Une terre en friche reprend vie grâce à Mériol Lehmann
Dans le cadre du projet « Friches », présenté par le Centre d’art Jacques-et-Michel-Auger du Carré 150 de Victoriaville, l’artiste Mériol Lehmann s’est approprié un terrain en friche qu’il a fauché à la main afin de créer, au final, une meule de foin.
C’est dans le Petit rang 9 de Saint-Christophe-d’Arthabaska, dans un paysage digne d’une carte postale, que l’artiste s’est installé quelques jours afin de réaliser cette performance agroartistique dont l’objectif est de faire réfléchir les gens sur ces terrains en friche, donc abandonnés à la nature, qui sont de plus en plus nombreux, mais qui ont permis, pendant plusieurs années, de nourrir des familles.

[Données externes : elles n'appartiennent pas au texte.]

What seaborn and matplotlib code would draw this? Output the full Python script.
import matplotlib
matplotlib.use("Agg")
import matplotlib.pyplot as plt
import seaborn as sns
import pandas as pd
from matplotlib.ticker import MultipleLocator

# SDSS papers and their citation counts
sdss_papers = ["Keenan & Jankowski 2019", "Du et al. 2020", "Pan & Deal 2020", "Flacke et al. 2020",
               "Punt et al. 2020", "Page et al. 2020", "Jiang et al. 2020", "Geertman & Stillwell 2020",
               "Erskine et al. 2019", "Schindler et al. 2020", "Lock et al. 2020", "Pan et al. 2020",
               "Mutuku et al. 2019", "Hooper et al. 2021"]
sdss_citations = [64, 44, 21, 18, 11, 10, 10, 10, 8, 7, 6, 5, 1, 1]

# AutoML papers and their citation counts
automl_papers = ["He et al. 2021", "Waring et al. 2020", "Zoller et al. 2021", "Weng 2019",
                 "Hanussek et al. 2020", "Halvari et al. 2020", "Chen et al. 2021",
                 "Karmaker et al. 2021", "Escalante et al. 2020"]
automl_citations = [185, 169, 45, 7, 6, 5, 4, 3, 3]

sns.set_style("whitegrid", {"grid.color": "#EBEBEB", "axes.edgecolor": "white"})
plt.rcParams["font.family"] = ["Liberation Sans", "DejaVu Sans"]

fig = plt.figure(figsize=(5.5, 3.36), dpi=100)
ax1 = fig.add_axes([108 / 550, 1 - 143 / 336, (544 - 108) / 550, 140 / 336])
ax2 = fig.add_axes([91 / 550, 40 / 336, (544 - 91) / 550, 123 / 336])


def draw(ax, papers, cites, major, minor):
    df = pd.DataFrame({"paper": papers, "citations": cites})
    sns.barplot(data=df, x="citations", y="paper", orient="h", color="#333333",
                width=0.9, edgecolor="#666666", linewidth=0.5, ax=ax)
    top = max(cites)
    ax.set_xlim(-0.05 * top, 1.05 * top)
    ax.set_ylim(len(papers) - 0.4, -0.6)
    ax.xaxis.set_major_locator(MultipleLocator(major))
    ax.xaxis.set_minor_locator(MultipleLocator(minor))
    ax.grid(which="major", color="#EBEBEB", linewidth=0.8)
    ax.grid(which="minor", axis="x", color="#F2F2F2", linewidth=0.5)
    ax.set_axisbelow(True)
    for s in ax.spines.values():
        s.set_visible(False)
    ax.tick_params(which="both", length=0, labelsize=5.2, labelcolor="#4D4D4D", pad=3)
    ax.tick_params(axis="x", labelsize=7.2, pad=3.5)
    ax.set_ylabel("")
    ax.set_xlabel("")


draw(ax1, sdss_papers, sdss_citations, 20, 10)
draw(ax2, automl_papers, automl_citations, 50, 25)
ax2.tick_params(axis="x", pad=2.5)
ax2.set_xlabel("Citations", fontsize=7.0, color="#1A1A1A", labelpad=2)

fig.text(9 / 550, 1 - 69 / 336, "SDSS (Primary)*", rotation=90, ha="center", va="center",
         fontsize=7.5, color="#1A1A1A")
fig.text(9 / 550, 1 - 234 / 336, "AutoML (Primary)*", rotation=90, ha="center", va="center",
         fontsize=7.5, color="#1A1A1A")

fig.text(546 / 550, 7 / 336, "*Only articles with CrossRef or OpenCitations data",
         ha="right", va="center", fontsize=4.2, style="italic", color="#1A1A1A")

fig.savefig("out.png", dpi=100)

Mériol, bien installé dans le champ qu’il avait déjà commencé à faucher, avec une faux d’époque qu’on lui avait trouvé pour l’occasion, explique qu’il veut rappeler tout le travail et les efforts qui étaient nécessaires, jusque dans les années 50 environ, afin de cultiver plusieurs bouts de terre sur le territoire, des fermes familiales à cette époque. « Avant, on faisait de l’agriculture de subsistance, avec une proportion beaucoup plus importante de la population qui était rurale. On avait des petites fermes familiales sur lesquelles ont avait 10 à 15 enfants qui mettaient tous la main à la pâte et le travail servait à nourrir la famille », rappelle celui qui connait bien le domaine, étant fils et petit-fils d’agriculteur.
Mais à partir des années 80, les choses ont changé « avec l’agriculture productiviste pour nourrir les populations citadines ». Les fermes familiales ont cédé leur place à de grandes exploitations (moins nombreuses) ce qui a amené une désertion des rangs de campagne et même des villages. « Nous sommes passés entre les années 50 et 80 d’environ 125 000 fermes à 35 000 », ajoute l’artiste. « Ici nous sommes dans le contrefort des Appalaches. Ce n’est pas facile de cultiver avec la machinerie et peu rentable », fait-il remarquer, comparant la situation avec les plaines de Victoriaville, jusqu’au fleuve, où se retrouvent de très grandes fermes.
« Ici on se retrouve à la limite de l’écoumène, donc il y a beaucoup de friches », explique-t-il. Il s’agit de terres abandonnées parce qu’elles ne correspondaient pas à l’agriculture productiviste. Celle-ci, aux dires de Mériol, a des avantages puisqu’elle permet de nourrir de grandes populations à moindre coût, mais des impacts négatifs, dont le changement de l’occupation du territoire, la diminution de la biodiversité, les effets des pesticides sur la santé, etc.
L’artiste estime qu’il y a d’autres façons d’occuper le territoire et souhaite ainsi, avec sa performance, faire réfléchir tout simplement.
Il s’est donc donné comme objectif de faucher à la main 10 ares de terre en friche (10×100 mètres), de former des andins puis une meule haute de 8 pieds. Le tout sera capté par une vidéo (documentaire et artistique) qui sera ensuite montée et montrée au Centre d’art, de même qu’un peu de foin récolté.
Mériol, Suisse d’origine, avait appris de son père et grand-père le fauchage manuel. Sa performance se veut aussi un hommage à ceux qui lui ont enseigné à manier la faux. Il s’agit donc d’un geste et d’une performance très symboliques qui, comme il l’espère, susciteront la réflexion sur les enjeux reliés à l’agriculture ainsi qu’à la ruralité.